# Linear Algebra - Another way of Proving a Basis?

If we have a Vector Space $V$, can we prove that a set $S$ of vectors $\in V$ is a basis of $V$ given that:

1. $S$ contains the same number of vectors as $\dim{(V)}$.
2. Every vector in a basis of $V$ can be written as a linear combination of the vectors in S

Example: Let $V$ be $\Bbb R_3$. The Standard Basis of $\Bbb R_3$ is $\{b_1,b_2,b_3\}=\{(1,0,0),(0,1,0),(0,0,1)\}$. Let $S$ be $\{v_1,v_2,v_3\}=\{(1,0,0),(1,1,0),(1,1,1)\}$. Then:

\begin{align} v_1 = b_1 \\ v_2 - v_1 = b_2 \\ v_3 - v_2 = b_3 \end{align} So: \begin{align} c_1b_1+c_2b_2+c_3b_3 = (a,b,c) \\ c_1(v_1)+c_2(v_2-v_1)+c_3(v_3-v_2) = (a,b,c) \\ (c_1-c_2)v_1 + (c_2-c_3)v_2 + c_3v_3 = (a,b,c) \end{align} therefore, since $\{b_1,b_2,b_3\}$ is independent (let $a = b = c = 0$) and spanning, $S$ is also independent and spanning so $S$ is a basis of $V$

If a set $S$ satisfies the before-mentioned conditions, is it a basis?

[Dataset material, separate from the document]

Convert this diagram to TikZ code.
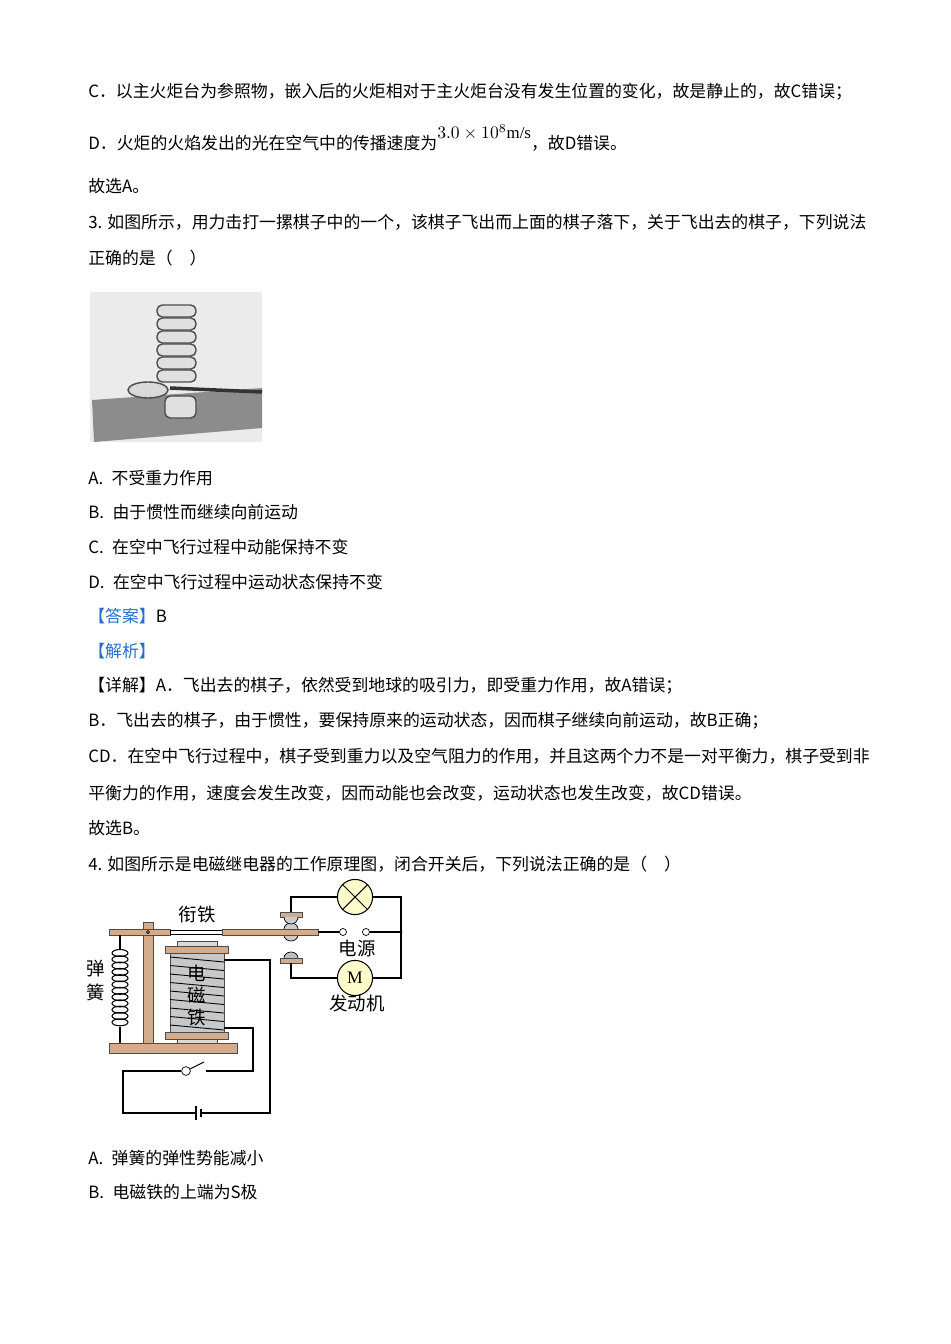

Edit: in response to Andres Caicedo, yes, $V$ is finite dimensional.

• What is then dimension of the vector space? – Artem May 16 '13 at 21:51
• I got lost: what is the question? – DonAntonio May 16 '13 at 21:52
• @HenryT.Horton I think the OP means $S$ satisfies both 1 and 2. In this case, the reasoning looks correct. – Ayman Hourieh May 16 '13 at 21:52
• yes! That's because such a set has to be linearly independent or else you'd get a contradiction to $|S|=$dim $V$ – user64480 May 16 '13 at 21:53
• Note that this only works if $V$ is finite dimensional. Probably this is the case you had in mind, so you may want to add this assumption. Otherwise, the answer is no. – Andrés E. Caicedo May 16 '13 at 22:23

Yes, every spanning set contains a basis: you just remove vectors that can be written as a linear combination of the others. So we can remove vectors from $S$ to get a basis. But the resulting basis must have $\dim V$ vectors and that's how many vectors $S$ has. Therefore we removed $0$ vectors to get the basis. The basis is $S$.
Similarly if $|S| = \dim V$ and $S$ is a linearly independent set then $S$ is a basis.